The first Christmas this in which a Roman Senate has sat in Rome since the old-fashioned Roman Senates went under,–or since they “went up,” if we take the expressive language of our Chicago friends.
And Pius IX. is celebrating Christmas with an uncomfortable look backward, and an uncomfortable look forward, and an uncomfortable look all around. It is a suggestive matter, this Italian Parliament sitting in Rome. It suggests a good deal of history and a good deal of prophecy.
“They say” (whoever they may be) that somewhere in Rome there is a range of portraits of popes, running down from never so far back; that only one niche was left in the architecture, which received the portrait of Pius IX., and that then that place was full. Maybe it is so. I did not see the row. But I have heard the story a thousand times. Be it true, be it false, there are, doubtless, many other places where portraits of coming popes could be hung. There is a little wall-room left in the City Hall of New York. There are, also, other palaces in which popes could live. Palaces are as plenty in America as are Pullman cars. But it is possible that there are no such palaces in Rome.

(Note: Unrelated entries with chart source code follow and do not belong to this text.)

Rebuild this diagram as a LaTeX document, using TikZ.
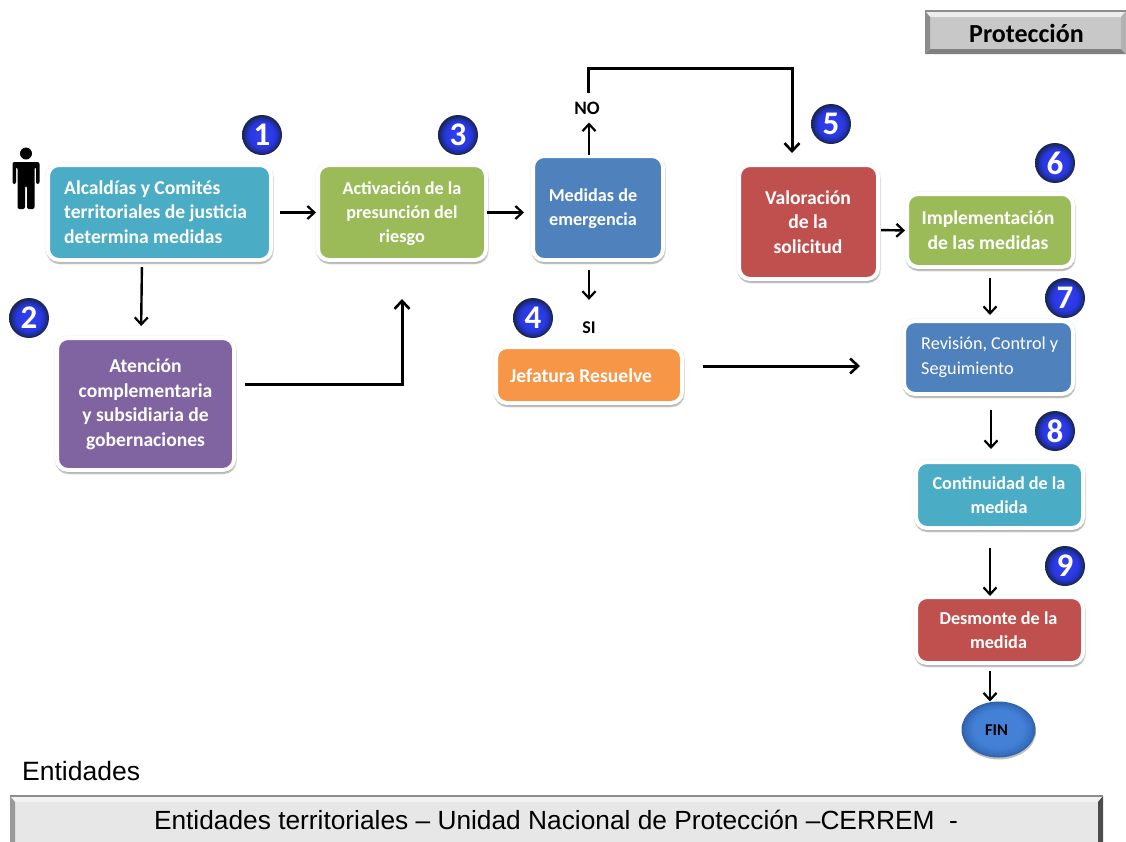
\documentclass[tikz,border=0pt]{standalone}
\usepackage{fontspec}
\setmainfont{Carlito}
\newfontfamily\arialf{Liberation Sans}
\usetikzlibrary{shadows,arrows.meta,calc,shapes.geometric}
\definecolor{cteal}{RGB}{75,172,198}
\definecolor{cgreen}{RGB}{155,187,89}
\definecolor{cblue}{RGB}{79,129,189}
\definecolor{cred}{RGB}{192,80,77}
\definecolor{cpurple}{RGB}{128,100,162}
\definecolor{corange}{RGB}{247,150,70}
\definecolor{cgrey}{RGB}{200,200,200}
\definecolor{clight}{RGB}{231,231,231}
\pgfdeclareradialshading{ballblue}{\pgfpoint{0pt}{0pt}}{
 rgb(0pt)=(0.2,0.25,0.95); rgb(16pt)=(0.16,0.22,0.88); rgb(21pt)=(0.12,0.18,0.62);
 rgb(24pt)=(0.1,0.15,0.32); rgb(30pt)=(0.1,0.15,0.3)}
\pgfdeclareradialshading{finblue}{\pgfpoint{0pt}{2pt}}{
 rgb(0pt)=(0.27,0.5,0.84); rgb(17pt)=(0.26,0.5,0.84); rgb(22pt)=(0.22,0.44,0.76); rgb(27pt)=(0.16,0.34,0.6)}
\tikzset{
 x=1pt,y=-1pt,
 softshadow/.style={
   drop shadow={shadow xshift=0pt,shadow yshift=-0.5pt,opacity=.025,draw=black,fill=black,line width=7pt},
   drop shadow={shadow xshift=0.5pt,shadow yshift=-2pt,opacity=.1,draw=black,fill=black,line width=4.5pt},
   drop shadow={shadow xshift=0.5pt,shadow yshift=-2.5pt,opacity=.14,draw=black,fill=black,line width=3pt}},
 procbox/.style={rectangle,draw=white,line width=4pt,rounded corners=11pt,outer sep=0pt,inner sep=0pt,
   text=white,align=center,softshadow},
 fa/.style={font=\fontsize{18.2}{24}\selectfont\bfseries},
 fb/.style={font=\fontsize{19.6}{24.5}\selectfont\bfseries},
 boxlab/.style={text=white,inner sep=0pt,align=center},
 badge/.style={circle,minimum size=40pt,inner sep=0pt,outer sep=0pt,shading=ballblue,
   text=white,font=\fontsize{33}{33}\selectfont\bfseries},
 arr/.style={draw=black,line width=2.4pt,-{Straight Barb[length=7pt,width=13pt,line width=2.2pt]}},
 arrb/.style={draw=black,line width=3pt,-{Straight Barb[length=8pt,width=15pt,line width=2.6pt]}},
 lab/.style={font=\fontsize{19}{20}\selectfont\bfseries,text=black,inner sep=0pt},
 barbox/.style={rectangle,inner sep=0pt,outer sep=0pt,text=black}
}
\begin{document}
\begin{tikzpicture}
\useasboundingbox (0,0) rectangle (1126,841);
% header bar
\node[barbox,fill=cgrey,minimum width=201pt,minimum height=43pt] (prot) at (1025.5,32.5) {};
\fill[black!7] (prot.north west) -- (prot.north east) -- ++(-5,6) -- ($(prot.north west)+(5,6)$) -- cycle;
\fill[black!50] (prot.south west) -- (prot.south east) -- ++(-5,-5) -- ($(prot.south west)+(5,-5)$) -- cycle;
\fill[black!45] (prot.north west) -- (prot.south west) -- ++(5,-5) -- ($(prot.north west)+(5,6)$) -- cycle;
\fill[black!30] (prot.north east) -- (prot.south east) -- ++(-5,-5) -- ($(prot.north east)+(-5,6)$) -- cycle;
\draw[black!45,line width=1.5pt] (prot.north west) -- (prot.north east);
\node[font=\fontsize{26}{28}\selectfont\bfseries,text=black,inner sep=0pt] (protlab) at (1026.5,33.5) {Protección};
% person
\fill[black] (26,153.5) circle (6);
\fill[black,rounded corners=2pt] (12.5,162) -- (39.5,162) -- (39.5,184) -- (36,184) -- (36,167) -- (34.5,167) -- (34.5,209) -- (27,209) -- (27,186) -- (25,186) -- (25,209) -- (17.5,209) -- (17.5,167) -- (16,167) -- (16,184) -- (12.5,184) -- cycle;
% process boxes
\node[procbox,fill=cteal,minimum width=223pt,minimum height=95pt] (alc) at (159.5,212.5) {};
\node[fb,boxlab,align=left,anchor=west] (alclab) at (64,212) {Alcaldías y Comités\\territoriales de justicia\\determina medidas};
\node[procbox,fill=cpurple,minimum width=177pt,minimum height=132pt] (ate) at (145.5,404) {};
\node[fb,boxlab] (atelab) at (145.5,404.5) {Atención\\complementaria\\y subsidiaria de\\gobernaciones};
\node[procbox,fill=cgreen,minimum width=168pt,minimum height=95pt] (act) at (402,212.5) {};
\node[fa,boxlab] (actlab) at (402,213.5) {Activación de la\\presunción del\\riesgo};
\node[procbox,fill=cblue,minimum width=130pt,minimum height=104pt] (med) at (598,208) {};
\node[fa,boxlab] (medlab) at (593,209) {Medidas de\\emergencia};
\node[procbox,fill=corange,minimum width=186pt,minimum height=56pt] (jef) at (589,375) {};
\node[fb,boxlab] (jeflab) at (581,375.5) {Jefatura Resuelve};
\node[procbox,fill=cred,minimum width=139pt,minimum height=114pt] (val) at (808.5,222) {};
\node[fb,boxlab] (vallab) at (808,222) {Valoración\\de la\\solicitud};
\node[procbox,fill=cgreen,minimum width=166pt,minimum height=73pt] (imp) at (990,230.5) {};
\node[fb,boxlab] (implab) at (988,230) {Implementación\\de las medidas};
\node[procbox,fill=cblue,minimum width=169pt,minimum height=73pt] (rev) at (988.5,357.5) {};
\node[boxlab,align=left,font=\fontsize{18.2}{25}\selectfont,anchor=west] (revlab) at (921,357) {Revisión, Control y\\Seguimiento};
\node[procbox,fill=cteal,minimum width=167pt,minimum height=66pt] (con) at (999.5,495) {};
\node[fa,boxlab] (conlab) at (999,495) {Continuidad de la\\medida};
\node[procbox,fill=cred,minimum width=167pt,minimum height=66pt] (des) at (999.5,630) {};
\node[fa,boxlab] (deslab) at (998.5,630) {Desmonte de la\\medida};
\node[ellipse,minimum width=74pt,minimum height=56pt,inner sep=0pt,outer sep=0pt,shading=finblue,
   drop shadow={shadow xshift=0.5pt,shadow yshift=-2pt,opacity=.25,fill=black}] (fin) at (998.5,729.5) {};
\node[inner sep=0pt,font=\fontsize{16.5}{18}\selectfont\bfseries,text=black] (finlab) at (996.5,730) {FIN};
% labels
\node[lab] (no) at (587,108) {NO};
\node[lab,font=\fontsize{18}{20}\selectfont\bfseries] (si) at (589,328) {SI};
% badges
\foreach \n/\px/\py in {1/262/135,2/29/318,3/458/135,4/533/318,5/831/124,6/1055/163,7/1065/298,8/1055/431,9/1065/566}{
  \node[badge] (b\n) at (\px,\py) {\n};
}
% connectors
\draw[arr,shorten <=9pt,shorten >=2pt] (alc.east) -- (act.west);
\draw[arr,shorten <=7pt,shorten >=12pt] ([xshift=-17.5pt]alc.south) -- ([xshift=-4.5pt]ate.north);
\draw[arrb,shorten <=11pt,shorten >=39pt] ([yshift=20pt]ate.east) -| (act.south);
\draw[arr,shorten <=1pt,shorten >=9pt] (act.east) -- (act.east -| med.west);
\draw[arr,shorten >=8pt,shorten <=1pt] ([xshift=-9pt]med.north) -- ([xshift=-9pt]med.north |- no.south);
\draw[arr,shorten <=10pt,shorten >=22pt] ([xshift=-9pt]med.south) -- ([xshift=-9pt]med.south |- si.north);
\draw[arrb] ([xshift=1pt,yshift=9pt]no.north) |- ([xshift=-16.5pt,yshift=97pt]val.north) -- ([xshift=-16.5pt,yshift=12pt]val.north);
\draw[arrb,shorten <=21pt,shorten >=44pt] ([yshift=9pt]jef.east) -- ([yshift=-8.5pt]rev.west);
\draw[arr,shorten <=3pt,shorten >=2pt] ([yshift=-8pt]val.east) -- (imp.west);
\draw[arr,shorten <=11pt,shorten >=6pt] (imp.south) -- (imp.south |- rev.north);
\draw[arr,shorten <=16pt,shorten >=13pt] ([xshift=2.5pt]rev.south) -- ([xshift=-8.5pt]con.north);
\draw[arr,shorten <=20pt,shorten >=1pt] ([xshift=-9.5pt]con.south) -- ([xshift=-9.5pt]des.north);
\draw[arr,shorten <=8pt,shorten >=0pt] ([xshift=-9.5pt]des.south) -- ([xshift=-8.5pt]fin.north);
% entidades
\node[text=black,inner sep=0pt,anchor=west,font=\arialf\fontsize{26.5}{28}\selectfont] (ent) at (22,771) {Entidades};
\node[barbox,fill=clight,minimum width=1093pt,minimum height=47pt] (bar) at (556.5,819.5) {};
\fill[black!5] (bar.north west) -- (bar.north east) -- ++(-5,6) -- ($(bar.north west)+(5,6)$) -- cycle;
\fill[black!40] (bar.north west) -- (bar.south west) -- ++(5,0) -- ($(bar.north west)+(5,6)$) -- cycle;
\fill[black!70] (bar.north east) -- (bar.south east) -- ++(-5,0) -- ($(bar.north east)+(-5,6)$) -- cycle;
\draw[black!45,line width=1.5pt] (bar.north west) -- (bar.north east);
\node[text=black,inner sep=0pt,font=\arialf\fontsize{26.3}{28}\selectfont] (barlab) at (556,819.5) {Entidades territoriales – Unidad Nacional de Protección –CERREM\ \ -};
\end{tikzpicture}
\end{document}
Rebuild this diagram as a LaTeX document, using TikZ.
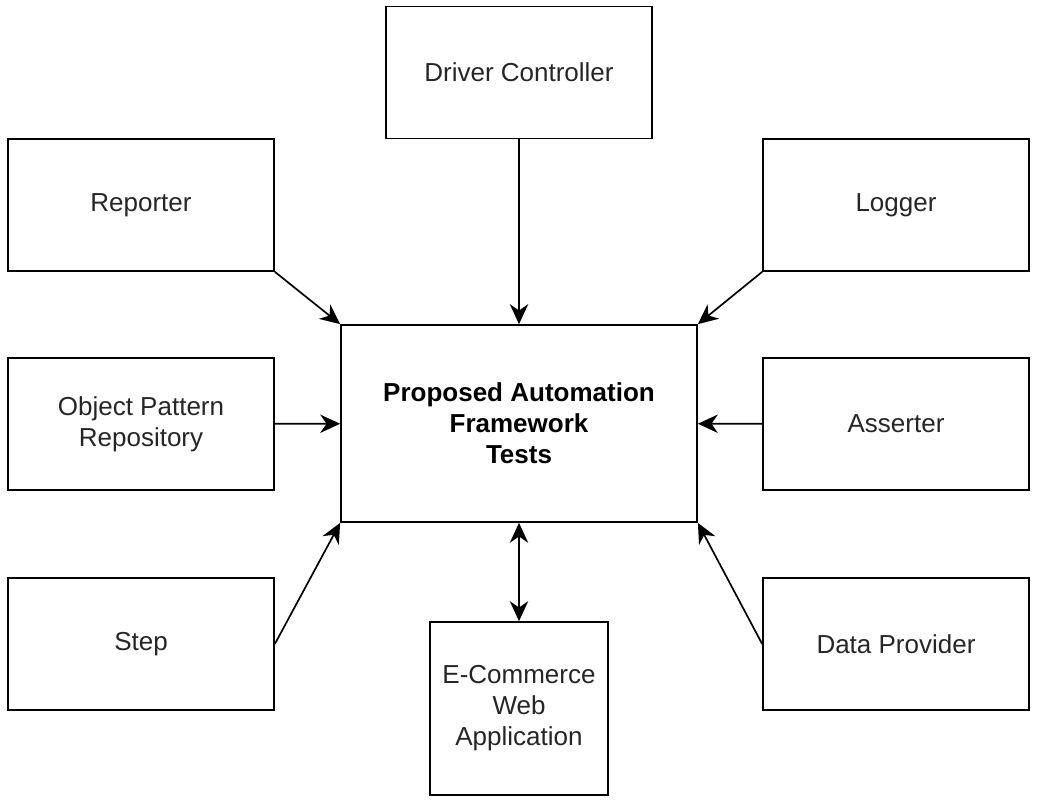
\documentclass[tikz,border=0pt]{standalone}
\usepackage{fontspec}
\setmainfont{Liberation Sans}
\usetikzlibrary{arrows.meta}
\tikzset{mybox/.style={draw=black,line width=1.2pt,fill=white,align=center,text=black!85,
	font=\fontsize{18.5}{22}\selectfont,inner sep=0pt,minimum width=6.65cm,minimum height=3.3cm}}
\tikzset{mytip/.tip={Stealth[length=5mm,width=4.6mm,inset=1.6mm]}}
\tikzset{myarrow/.style={line width=1.2pt,-mytip}}

\begin{document}
\begin{tikzpicture}
	\useasboundingbox (0,0) rectangle (25.925,20);

	% framework in the middle
	\node[mybox,minimum width=8.9cm,minimum height=4.925cm,text=black] (tests) at (12.975,9.4125)
		{\textbf{Proposed Automation}\\\textbf{Framework}\\\textbf{Tests}};

	\node[mybox] (driver) at (12.975,18.19) {Driver Controller};
	\node[mybox] (reporter) at (3.525,14.875) {Reporter};
	\node[mybox] (logger) at (22.4,14.875) {Logger};
	\node[mybox] (repo) at (3.525,9.4) {Object Pattern\\Repository};
	\node[mybox] (asserter) at (22.4,9.4) {Asserter};
	\node[mybox] (step) at (3.525,3.9) {Step};
	\node[mybox] (provider) at (22.4,3.9) {Data Provider};
	\node[mybox,minimum width=4.45cm,minimum height=4.325cm] (webapp) at (12.975,2.2875)
		{E-Commerce\\Web\\Application};

	% connections
	\draw[myarrow] (driver) -- (tests);
	\draw[myarrow] (reporter.south east) -- (tests.north west);
	\draw[myarrow] (logger.south west) -- (tests.north east);
	\draw[myarrow] (repo) -- (tests);
	\draw[myarrow] (asserter) -- (tests);
	\draw[myarrow] (step.east) -- (tests.south west);
	\draw[myarrow] (provider.west) -- (tests.south east);
	\draw[myarrow,mytip-mytip] (webapp) -- (tests);

\end{tikzpicture}
\end{document}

So this particular Christmas sets one careering back a little, to look at that mysterious connection of Rome with Christianity, which has held on so steadily since the first Christmas got itself put on historical record by a Roman census-maker. Humanly speaking, it was nothing more nor less than a Roman census which makes the word Bethlehem to be a sacred word over all the world to-day. To any person who sees the humorous contrasts of history there is reason for a bit of a smile when he thinks of the way this census came into being, and then remembers what came of it. Here was a consummate movement of Augustus, who would fain have the statistics of his empire. Such excellent things are statistics! “You can prove anything by statistics,” says Mr. Canning, “except–the truth.” So Augustus orders his census, and his census is taken. This Quirinus, or Quirinius, pro-consul of Syria, was the first man who took it there, says the Bible. Much appointing of marshals and deputy-marshals,–men good at counting, and good at writing, and good at collecting fees! Doubtless it was a great staff achievement of Quirinus, and made much talk in its time. And it is so well condensed at last and put into tables with indexes and averages as to be very creditable, I will not doubt, to the census bureau. But alas! as time rolls on, things change, so that this very Quirinus, who with all a pro-consul’s power took such pains to record for us the number of people there were in Bethlehem and in Judah, would have been clean forgotten himself, and his census too, but that things turned bottom upward. The meanest child born in Bethlehem when this census business was going on happened to prove to be King of the World. It happened that he overthrew the dynasty of Caesar Augustus, and his temples, and his empire. It happened that everything which was then established tottered and fell, as the star of this child arose. And the child’s star did rise. And now this Publius Sulpicius Quirinus or Quirinius,–a great man in his day, for whom Augustus asked for a triumph,–is rescued from complete forgetfulness because that baby happened to be born in Syria when his census was going on!
I always liked to think that some day when Augustus Caesar was on a state visit to the Temple of Fortune some attentive clerk handed him down the roll which had just come in and said, “From Syria, your Highness!” that he might have a chance to say something to the Emperor; that the Emperor thanked him, and, in his courtly way, opened the roll so as to seem interested; that his eye caught the words “Bethlehem–village near Jerusalem,” and the figures which showed the number of the people and of the children and of all the infants there. Perhaps. No matter if not. Sixty years after, Augustus’ successor, Nero, set fire to Rome in a drunken fit. The Temple of Fortune caught the flames, and our roll, with Bethlehem and the count of Joseph’s possessions twisted and crackled like any common rag, turned to smoke and ashes, and was gone. That is what such statistics come to!